Last weekend, Activision Blizzard gave the peasantry a large a glimpse of their upcoming shooter/MOBA hybrid Overwatch. Against all odds on these preview events, it seems to have gone off without a hitch.

I wasn’t sure what to expect as I dove into the beta weekend. Overwatch, like Gearbox’s Battleborn and Hi-Rez’s Paladins, seems to be trying to hammer out a first-person shooter space in the MOBA genre which is already swamped with traditional entries. The preview content featured thus far had done little to convince me to take the leap, though the game’s development pedigree kept me intrigued.

I know, I can be pretty hard to please. I don’t make excuses for games, and I have a tendency to skewer even the things I love. What I experienced in Overwatch wasn’t unmitigated joy, but a happy sort of surprise.

First off, let’s judge a book by its cover. The game is gorgeous. Character designs, while inconsistent in quality, are all beautifully animated and distinct. The generic appeal of Reaper or Widowmaker is eclipsed by the more visually interesting Junkrat or Winston, but all of them set a pretty high quality standard. The art style is simple enough to still maintain its distinct appeal on low settings, but really shines when you crank the graphics to eleven.

The level design, while simple, is still chock full of navigational challenges and opportunities. At the moment they’re a bit on the plain side, but their design is clean and efficient. There are little to no gameplay bottlenecks evident in map design, despite a plethora of alternate routes and navigation abilities. One thing Blizzard consistently delivers on is intuitive design, and this is another clear win.

Matches feel much more like Team Fortress 2 than League of Legends, however. While the expansive roster and role selection feel like something straight out of Riot’s playbook, the objectives are pretty standard: control point capturing and payload delivery. It would have been tiresome if not for all of the unique abilities at play.

Overwatch takes a new approach to the typical MOBA character loadout, something even simpler and more direct than SMITE‘s gods. Your weapon substitutes for the typical auto-attack, but each character’s basic offensive tool has unique applications. You’ll see everything from Old West six-shooters to shurikens and lightning. After that, each character features abilities at varying levels of potency. It might be as simple as a small mine, or as game-altering as the ability to scamper up walls like a coked-out Spider-Man.

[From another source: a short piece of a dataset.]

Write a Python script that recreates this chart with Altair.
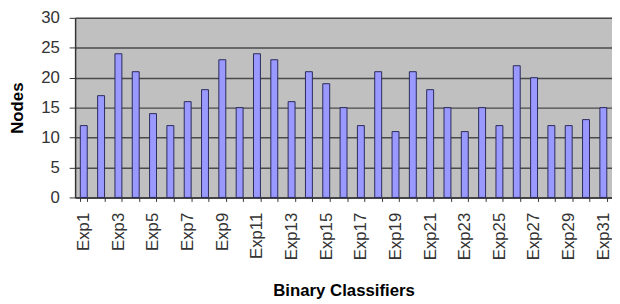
import altair as alt
import pandas as pd

experiments = ["Exp1", "Exp2", "Exp3", "Exp4", "Exp5", "Exp6", "Exp7", "Exp8",
               "Exp9", "Exp10", "Exp11", "Exp12", "Exp13", "Exp14", "Exp15", "Exp16",
               "Exp17", "Exp18", "Exp19", "Exp20", "Exp21", "Exp22", "Exp23", "Exp24",
               "Exp25", "Exp26", "Exp27", "Exp28", "Exp29", "Exp30", "Exp31"]
nodes = [12, 17, 24, 21, 14, 12, 16, 18, 23, 15, 24, 23, 16, 21, 19, 15,
         12, 21, 11, 21, 18, 15, 11, 15, 12, 22, 20, 12, 12, 13, 15]
y_ticks = [0, 5, 10, 15, 20, 25, 30]

df = pd.DataFrame({"Experiment": experiments, "Nodes": nodes})

font = "Liberation Sans"

chart = alt.Chart(df).mark_bar(
    fill="#9999ff", stroke="#2a2a5a", strokeWidth=1
).encode(
    x=alt.X(
        "Experiment:N",
        sort=experiments,
        scale=alt.Scale(paddingInner=0.6, paddingOuter=0.3),
        axis=alt.Axis(
            title="Binary Classifiers",
            labelAngle=-90,
            labelAlign="right",
            labelBaseline="middle",
            labelExpr="toNumber(substring(datum.value, 3)) % 2 == 1 ? datum.value : ''",
            labelOverlap=False,
            tickBand="extent",
            tickSize=4,
            tickColor="#333333",
            labelPadding=11,
            labelFont=font,
            labelFontSize=17,
            labelColor="#333333",
            domainColor="#333333",
            domainWidth=1.5,
            grid=False,
            titleFont=font,
            titleFontSize=17,
            titleFontWeight="bold",
            titleColor="#000000",
            titlePadding=23,
        ),
    ),
    y=alt.Y(
        "Nodes:Q",
        scale=alt.Scale(domain=[0, 30], nice=False),
        axis=alt.Axis(
            values=y_ticks,
            title="Nodes",
            tickSize=6,
            tickColor="#333333",
            labelPadding=10,
            labelFont=font,
            labelFontSize=17,
            labelColor="#333333",
            domainColor="#333333",
            domainWidth=1.5,
            gridColor="#4a4a4a",
            gridWidth=1.5,
            titleFont=font,
            titleFontSize=17,
            titleFontWeight="bold",
            titleColor="#000000",
            titlePadding=14,
        ),
    ),
).properties(
    width=544,
    height=182,
    autosize=alt.AutoSizeParams(type="none"),
    padding={"left": 68, "top": 8, "right": 0, "bottom": 106},
).configure_view(
    fill="#c0c0c0", strokeWidth=0
)

chart.save("out.html", embed_options={"renderer": "svg", "actions": False})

It’s not perfect, though. For one thing, the balance is all over the place. I’m not sure how much of that is just beta growing pains, but I don’t recall a match in which players using D.Va didn’t dominate the scoreboard with her limitless gatling shotgun and ability to respawn her power armor shell ad infinitum, or blow it up with a team-annihilating reactor explosion. Many of the more complex characters don’t seem to justify their complicated play styles by being any more effective than the more elemental point-and-shoot options.

 

The levels, for all of their flexibility and glamour, simply aren’t varied enough. In particular, the Eastern-themed “Hanamura” zone defense level is just a series of wooden boxes with very little styling outside of cherry blossoms and a bell. A few areas make for nice screenshots, but nothing else about the area is at all interesting.

Because there is no leveling during the match, typical MOBA snowballing isn’t a concern. Your skill and team composition will dictate a win or a loss from the beginning until the end of a match. However, right now secondary objectives of any kind are conspicuously absent. It would be nice to see Overwatch give trailing teams some other tactical options.

While I enjoyed my time with the game itself, I’m still more than a bit concerned about pricing. The game plays like something you’d download for free. I’m not sure that gamers are going to be interested in an up-front paywall that could still require further purchases as the roster expands.

I’ve yet to get my hands on Paladins or Battleborn, but this weekend has left me cautiously optimistic about Activision Blizzard’s approach to this emerging subgenre. Only time will tell us whether Overwatch is distinct enough to coax open wallets among some pretty solid competitors.